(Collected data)

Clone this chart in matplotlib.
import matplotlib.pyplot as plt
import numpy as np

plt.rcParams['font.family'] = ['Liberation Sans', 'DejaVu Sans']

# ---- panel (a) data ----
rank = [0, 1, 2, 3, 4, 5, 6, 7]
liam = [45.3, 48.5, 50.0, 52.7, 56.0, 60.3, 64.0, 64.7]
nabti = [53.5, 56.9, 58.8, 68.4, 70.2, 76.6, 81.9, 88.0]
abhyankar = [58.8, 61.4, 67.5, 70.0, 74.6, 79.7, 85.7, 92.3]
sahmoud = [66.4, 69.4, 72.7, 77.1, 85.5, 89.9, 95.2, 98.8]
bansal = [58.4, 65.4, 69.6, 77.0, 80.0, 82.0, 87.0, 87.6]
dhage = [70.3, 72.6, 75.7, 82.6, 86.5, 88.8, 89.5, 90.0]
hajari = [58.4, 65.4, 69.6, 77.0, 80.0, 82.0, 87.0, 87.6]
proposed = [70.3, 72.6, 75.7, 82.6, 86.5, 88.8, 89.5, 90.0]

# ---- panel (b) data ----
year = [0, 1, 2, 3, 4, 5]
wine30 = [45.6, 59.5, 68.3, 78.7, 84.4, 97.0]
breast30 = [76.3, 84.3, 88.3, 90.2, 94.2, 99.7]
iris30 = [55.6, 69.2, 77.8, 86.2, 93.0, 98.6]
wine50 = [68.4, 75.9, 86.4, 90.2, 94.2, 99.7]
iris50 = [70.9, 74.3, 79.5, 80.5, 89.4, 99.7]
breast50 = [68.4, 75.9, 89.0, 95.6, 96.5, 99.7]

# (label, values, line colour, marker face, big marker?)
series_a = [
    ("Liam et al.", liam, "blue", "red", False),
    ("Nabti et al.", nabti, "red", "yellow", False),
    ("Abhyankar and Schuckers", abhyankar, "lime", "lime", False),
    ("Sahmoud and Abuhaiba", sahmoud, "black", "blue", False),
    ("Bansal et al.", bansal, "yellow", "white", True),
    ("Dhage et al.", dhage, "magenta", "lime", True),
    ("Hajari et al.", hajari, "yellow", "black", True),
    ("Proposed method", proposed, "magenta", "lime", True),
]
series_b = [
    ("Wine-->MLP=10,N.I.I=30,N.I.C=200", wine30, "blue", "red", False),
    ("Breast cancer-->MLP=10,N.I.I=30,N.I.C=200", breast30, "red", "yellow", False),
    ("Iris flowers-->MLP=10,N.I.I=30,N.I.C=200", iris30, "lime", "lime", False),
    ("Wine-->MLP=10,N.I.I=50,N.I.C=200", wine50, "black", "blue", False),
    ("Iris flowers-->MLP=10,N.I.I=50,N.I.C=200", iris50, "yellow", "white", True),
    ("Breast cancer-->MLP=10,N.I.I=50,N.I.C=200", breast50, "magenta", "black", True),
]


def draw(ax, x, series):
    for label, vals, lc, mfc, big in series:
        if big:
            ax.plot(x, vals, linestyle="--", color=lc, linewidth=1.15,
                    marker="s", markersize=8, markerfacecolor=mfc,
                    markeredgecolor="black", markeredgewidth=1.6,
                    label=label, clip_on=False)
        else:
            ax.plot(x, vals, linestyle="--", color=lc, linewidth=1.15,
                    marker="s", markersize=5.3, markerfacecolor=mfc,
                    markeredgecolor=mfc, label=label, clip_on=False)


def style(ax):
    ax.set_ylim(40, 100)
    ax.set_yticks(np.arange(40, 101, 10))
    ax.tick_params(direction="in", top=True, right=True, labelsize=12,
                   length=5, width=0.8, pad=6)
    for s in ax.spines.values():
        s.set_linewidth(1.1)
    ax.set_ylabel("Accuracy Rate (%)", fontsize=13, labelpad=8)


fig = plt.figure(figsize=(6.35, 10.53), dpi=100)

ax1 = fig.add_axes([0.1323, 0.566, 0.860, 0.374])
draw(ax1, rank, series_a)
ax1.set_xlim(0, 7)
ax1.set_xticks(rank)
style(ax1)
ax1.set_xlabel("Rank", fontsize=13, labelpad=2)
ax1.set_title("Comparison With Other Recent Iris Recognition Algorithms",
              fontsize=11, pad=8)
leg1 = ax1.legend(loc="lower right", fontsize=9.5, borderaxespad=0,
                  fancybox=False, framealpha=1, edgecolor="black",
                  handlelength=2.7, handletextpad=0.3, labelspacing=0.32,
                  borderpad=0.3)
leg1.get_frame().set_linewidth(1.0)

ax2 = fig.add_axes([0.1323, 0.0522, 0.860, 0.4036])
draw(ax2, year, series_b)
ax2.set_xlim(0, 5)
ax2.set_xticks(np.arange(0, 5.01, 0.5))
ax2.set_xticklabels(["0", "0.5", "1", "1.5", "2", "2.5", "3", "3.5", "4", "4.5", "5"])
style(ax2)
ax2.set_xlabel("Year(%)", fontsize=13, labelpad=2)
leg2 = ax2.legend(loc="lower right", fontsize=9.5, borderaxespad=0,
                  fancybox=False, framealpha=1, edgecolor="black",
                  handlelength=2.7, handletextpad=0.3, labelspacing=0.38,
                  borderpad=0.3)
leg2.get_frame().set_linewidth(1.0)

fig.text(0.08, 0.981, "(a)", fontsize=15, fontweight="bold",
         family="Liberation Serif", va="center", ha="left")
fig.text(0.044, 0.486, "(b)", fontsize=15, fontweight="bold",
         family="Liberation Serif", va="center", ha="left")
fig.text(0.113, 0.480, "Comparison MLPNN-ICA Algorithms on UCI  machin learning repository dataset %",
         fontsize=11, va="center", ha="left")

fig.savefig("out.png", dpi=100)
==
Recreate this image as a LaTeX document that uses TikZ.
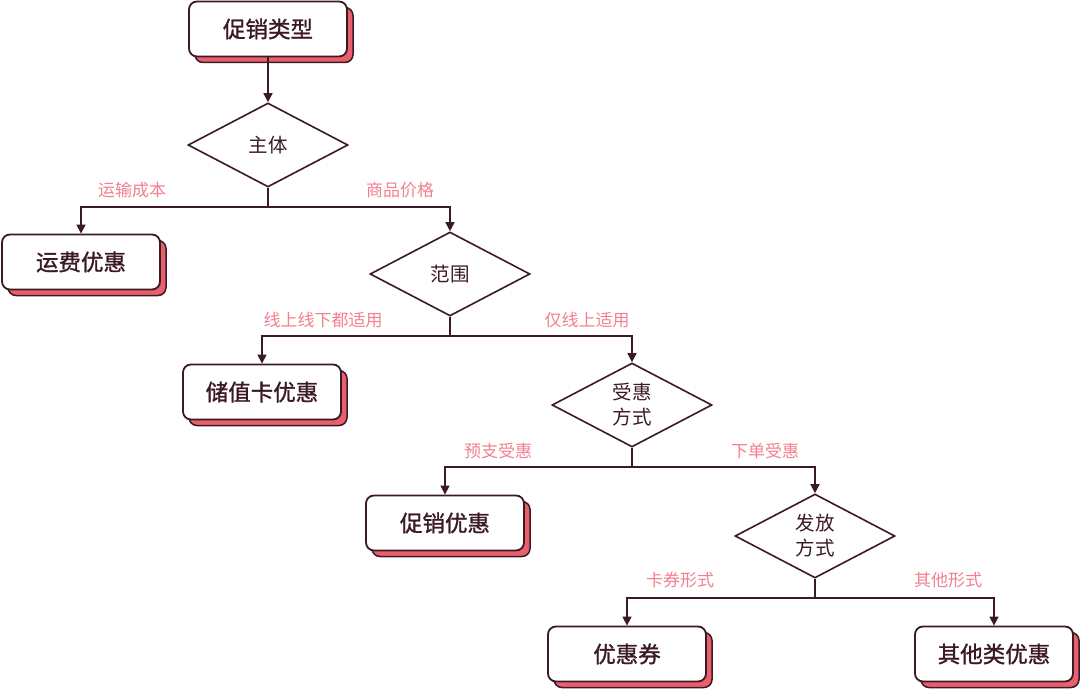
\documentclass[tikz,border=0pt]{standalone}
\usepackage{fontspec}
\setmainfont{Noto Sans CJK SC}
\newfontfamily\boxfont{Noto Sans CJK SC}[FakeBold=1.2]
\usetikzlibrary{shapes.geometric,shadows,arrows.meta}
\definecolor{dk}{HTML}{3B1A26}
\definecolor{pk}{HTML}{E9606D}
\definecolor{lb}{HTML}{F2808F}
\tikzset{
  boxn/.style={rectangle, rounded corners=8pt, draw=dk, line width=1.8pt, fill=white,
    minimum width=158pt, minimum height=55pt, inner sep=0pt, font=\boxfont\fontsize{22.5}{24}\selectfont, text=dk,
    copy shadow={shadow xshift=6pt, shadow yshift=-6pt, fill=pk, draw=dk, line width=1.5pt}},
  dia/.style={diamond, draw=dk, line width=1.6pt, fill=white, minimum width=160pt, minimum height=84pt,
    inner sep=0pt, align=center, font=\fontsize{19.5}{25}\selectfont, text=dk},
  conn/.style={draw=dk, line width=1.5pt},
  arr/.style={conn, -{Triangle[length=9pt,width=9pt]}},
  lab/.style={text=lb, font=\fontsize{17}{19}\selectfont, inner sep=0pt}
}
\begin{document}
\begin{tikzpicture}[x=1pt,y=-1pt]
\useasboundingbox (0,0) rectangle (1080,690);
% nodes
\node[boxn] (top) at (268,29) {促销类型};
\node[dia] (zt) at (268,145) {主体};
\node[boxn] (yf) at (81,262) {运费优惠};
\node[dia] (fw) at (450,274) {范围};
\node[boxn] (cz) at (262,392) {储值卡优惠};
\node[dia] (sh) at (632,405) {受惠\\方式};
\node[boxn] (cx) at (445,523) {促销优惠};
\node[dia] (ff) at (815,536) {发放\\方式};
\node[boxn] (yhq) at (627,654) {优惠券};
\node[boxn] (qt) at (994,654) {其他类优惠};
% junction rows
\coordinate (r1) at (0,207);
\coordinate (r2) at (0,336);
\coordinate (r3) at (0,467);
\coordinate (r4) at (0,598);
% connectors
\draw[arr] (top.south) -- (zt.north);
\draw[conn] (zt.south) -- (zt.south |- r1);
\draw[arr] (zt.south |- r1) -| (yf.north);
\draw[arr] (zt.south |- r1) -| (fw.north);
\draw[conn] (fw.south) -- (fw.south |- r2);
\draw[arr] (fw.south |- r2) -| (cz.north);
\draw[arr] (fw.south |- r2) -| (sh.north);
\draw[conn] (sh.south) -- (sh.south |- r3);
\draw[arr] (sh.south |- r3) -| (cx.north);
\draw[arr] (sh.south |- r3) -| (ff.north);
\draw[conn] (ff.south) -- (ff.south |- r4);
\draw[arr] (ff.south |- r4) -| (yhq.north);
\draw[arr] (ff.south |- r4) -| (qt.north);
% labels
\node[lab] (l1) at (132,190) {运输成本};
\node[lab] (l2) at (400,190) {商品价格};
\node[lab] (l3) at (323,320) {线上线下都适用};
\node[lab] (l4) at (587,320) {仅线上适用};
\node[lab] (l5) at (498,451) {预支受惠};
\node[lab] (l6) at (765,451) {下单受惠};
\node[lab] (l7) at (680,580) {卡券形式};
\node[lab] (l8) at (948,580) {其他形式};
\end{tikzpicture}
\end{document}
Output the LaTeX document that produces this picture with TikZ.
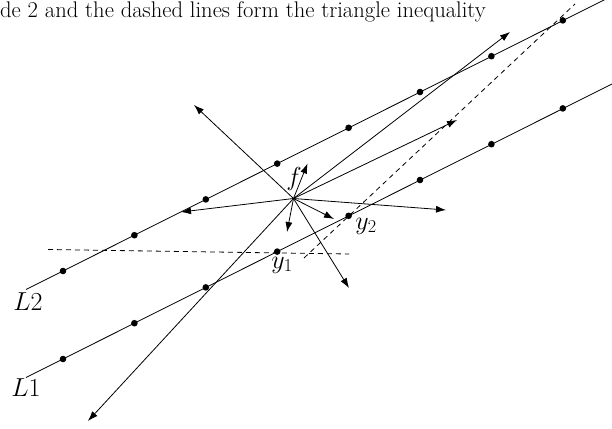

### Objective:
Your task is to reproduce exactly the lines beginning at the line containing "Clone this chart in matplotlib." and ending at the line containing "breast50 = [68.4, 75.9, 89.0, 95.6, 96.5, 99.7]", inclusive.

### The solution:
Clone this chart in matplotlib.
import matplotlib.pyplot as plt
import numpy as np

plt.rcParams['font.family'] = ['Liberation Sans', 'DejaVu Sans']

# ---- panel (a) data ----
rank = [0, 1, 2, 3, 4, 5, 6, 7]
liam = [45.3, 48.5, 50.0, 52.7, 56.0, 60.3, 64.0, 64.7]
nabti = [53.5, 56.9, 58.8, 68.4, 70.2, 76.6, 81.9, 88.0]
abhyankar = [58.8, 61.4, 67.5, 70.0, 74.6, 79.7, 85.7, 92.3]
sahmoud = [66.4, 69.4, 72.7, 77.1, 85.5, 89.9, 95.2, 98.8]
bansal = [58.4, 65.4, 69.6, 77.0, 80.0, 82.0, 87.0, 87.6]
dhage = [70.3, 72.6, 75.7, 82.6, 86.5, 88.8, 89.5, 90.0]
hajari = [58.4, 65.4, 69.6, 77.0, 80.0, 82.0, 87.0, 87.6]
proposed = [70.3, 72.6, 75.7, 82.6, 86.5, 88.8, 89.5, 90.0]

# ---- panel (b) data ----
year = [0, 1, 2, 3, 4, 5]
wine30 = [45.6, 59.5, 68.3, 78.7, 84.4, 97.0]
breast30 = [76.3, 84.3, 88.3, 90.2, 94.2, 99.7]
iris30 = [55.6, 69.2, 77.8, 86.2, 93.0, 98.6]
wine50 = [68.4, 75.9, 86.4, 90.2, 94.2, 99.7]
iris50 = [70.9, 74.3, 79.5, 80.5, 89.4, 99.7]
breast50 = [68.4, 75.9, 89.0, 95.6, 96.5, 99.7]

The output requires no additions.